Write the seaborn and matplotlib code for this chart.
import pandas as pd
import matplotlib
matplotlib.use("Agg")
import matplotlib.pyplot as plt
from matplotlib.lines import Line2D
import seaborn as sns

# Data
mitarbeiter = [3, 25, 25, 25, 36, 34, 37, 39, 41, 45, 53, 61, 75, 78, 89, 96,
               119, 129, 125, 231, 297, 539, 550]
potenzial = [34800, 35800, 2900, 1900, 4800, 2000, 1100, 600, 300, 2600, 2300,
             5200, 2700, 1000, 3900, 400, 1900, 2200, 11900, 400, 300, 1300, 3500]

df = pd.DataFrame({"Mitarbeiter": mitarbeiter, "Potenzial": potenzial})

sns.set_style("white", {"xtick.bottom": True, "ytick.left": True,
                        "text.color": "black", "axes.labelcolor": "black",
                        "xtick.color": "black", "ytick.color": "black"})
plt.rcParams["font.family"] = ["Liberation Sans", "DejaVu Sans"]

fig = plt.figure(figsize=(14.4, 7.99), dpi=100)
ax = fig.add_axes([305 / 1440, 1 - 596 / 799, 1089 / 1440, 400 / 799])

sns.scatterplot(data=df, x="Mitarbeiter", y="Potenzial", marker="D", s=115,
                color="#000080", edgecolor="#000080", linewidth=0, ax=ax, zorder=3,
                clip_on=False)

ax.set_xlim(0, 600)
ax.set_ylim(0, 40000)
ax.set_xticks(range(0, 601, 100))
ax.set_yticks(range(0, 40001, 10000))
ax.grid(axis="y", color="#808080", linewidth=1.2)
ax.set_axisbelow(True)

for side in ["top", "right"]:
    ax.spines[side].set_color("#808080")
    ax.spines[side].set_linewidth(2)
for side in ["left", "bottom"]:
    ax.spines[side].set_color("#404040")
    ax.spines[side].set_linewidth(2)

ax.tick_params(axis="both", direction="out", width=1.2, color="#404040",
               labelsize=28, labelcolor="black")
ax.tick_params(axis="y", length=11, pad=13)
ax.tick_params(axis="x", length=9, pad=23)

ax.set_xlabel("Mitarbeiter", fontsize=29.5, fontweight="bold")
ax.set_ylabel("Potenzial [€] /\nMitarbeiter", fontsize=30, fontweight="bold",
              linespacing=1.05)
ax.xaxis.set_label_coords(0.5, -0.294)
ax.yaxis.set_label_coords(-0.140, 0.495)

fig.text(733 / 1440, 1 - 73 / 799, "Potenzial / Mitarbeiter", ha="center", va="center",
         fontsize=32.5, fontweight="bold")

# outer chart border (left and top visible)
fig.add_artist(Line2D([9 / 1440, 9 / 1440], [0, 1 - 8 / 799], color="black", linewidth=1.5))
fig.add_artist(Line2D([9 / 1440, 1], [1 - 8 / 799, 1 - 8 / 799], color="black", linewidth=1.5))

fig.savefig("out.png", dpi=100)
────────────────
== Exercise details ==
Every line above should be printed again exactly as it stands.

== Completed exercise ==
Write the seaborn and matplotlib code for this chart.
import pandas as pd
import matplotlib
matplotlib.use("Agg")
import matplotlib.pyplot as plt
from matplotlib.lines import Line2D
import seaborn as sns

# Data
mitarbeiter = [3, 25, 25, 25, 36, 34, 37, 39, 41, 45, 53, 61, 75, 78, 89, 96,
               119, 129, 125, 231, 297, 539, 550]
potenzial = [34800, 35800, 2900, 1900, 4800, 2000, 1100, 600, 300, 2600, 2300,
             5200, 2700, 1000, 3900, 400, 1900, 2200, 11900, 400, 300, 1300, 3500]

df = pd.DataFrame({"Mitarbeiter": mitarbeiter, "Potenzial": potenzial})

sns.set_style("white", {"xtick.bottom": True, "ytick.left": True,
                        "text.color": "black", "axes.labelcolor": "black",
                        "xtick.color": "black", "ytick.color": "black"})
plt.rcParams["font.family"] = ["Liberation Sans", "DejaVu Sans"]

fig = plt.figure(figsize=(14.4, 7.99), dpi=100)
ax = fig.add_axes([305 / 1440, 1 - 596 / 799, 1089 / 1440, 400 / 799])

sns.scatterplot(data=df, x="Mitarbeiter", y="Potenzial", marker="D", s=115,
                color="#000080", edgecolor="#000080", linewidth=0, ax=ax, zorder=3,
                clip_on=False)

ax.set_xlim(0, 600)
ax.set_ylim(0, 40000)
ax.set_xticks(range(0, 601, 100))
ax.set_yticks(range(0, 40001, 10000))
ax.grid(axis="y", color="#808080", linewidth=1.2)
ax.set_axisbelow(True)

for side in ["top", "right"]:
    ax.spines[side].set_color("#808080")
    ax.spines[side].set_linewidth(2)
for side in ["left", "bottom"]:
    ax.spines[side].set_color("#404040")
    ax.spines[side].set_linewidth(2)

ax.tick_params(axis="both", direction="out", width=1.2, color="#404040",
               labelsize=28, labelcolor="black")
ax.tick_params(axis="y", length=11, pad=13)
ax.tick_params(axis="x", length=9, pad=23)

ax.set_xlabel("Mitarbeiter", fontsize=29.5, fontweight="bold")
ax.set_ylabel("Potenzial [€] /\nMitarbeiter", fontsize=30, fontweight="bold",
              linespacing=1.05)
ax.xaxis.set_label_coords(0.5, -0.294)
ax.yaxis.set_label_coords(-0.140, 0.495)

fig.text(733 / 1440, 1 - 73 / 799, "Potenzial / Mitarbeiter", ha="center", va="center",
         fontsize=32.5, fontweight="bold")

# outer chart border (left and top visible)
fig.add_artist(Line2D([9 / 1440, 9 / 1440], [0, 1 - 8 / 799], color="black", linewidth=1.5))
fig.add_artist(Line2D([9 / 1440, 1], [1 - 8 / 799, 1 - 8 / 799], color="black", linewidth=1.5))

fig.savefig("out.png", dpi=100)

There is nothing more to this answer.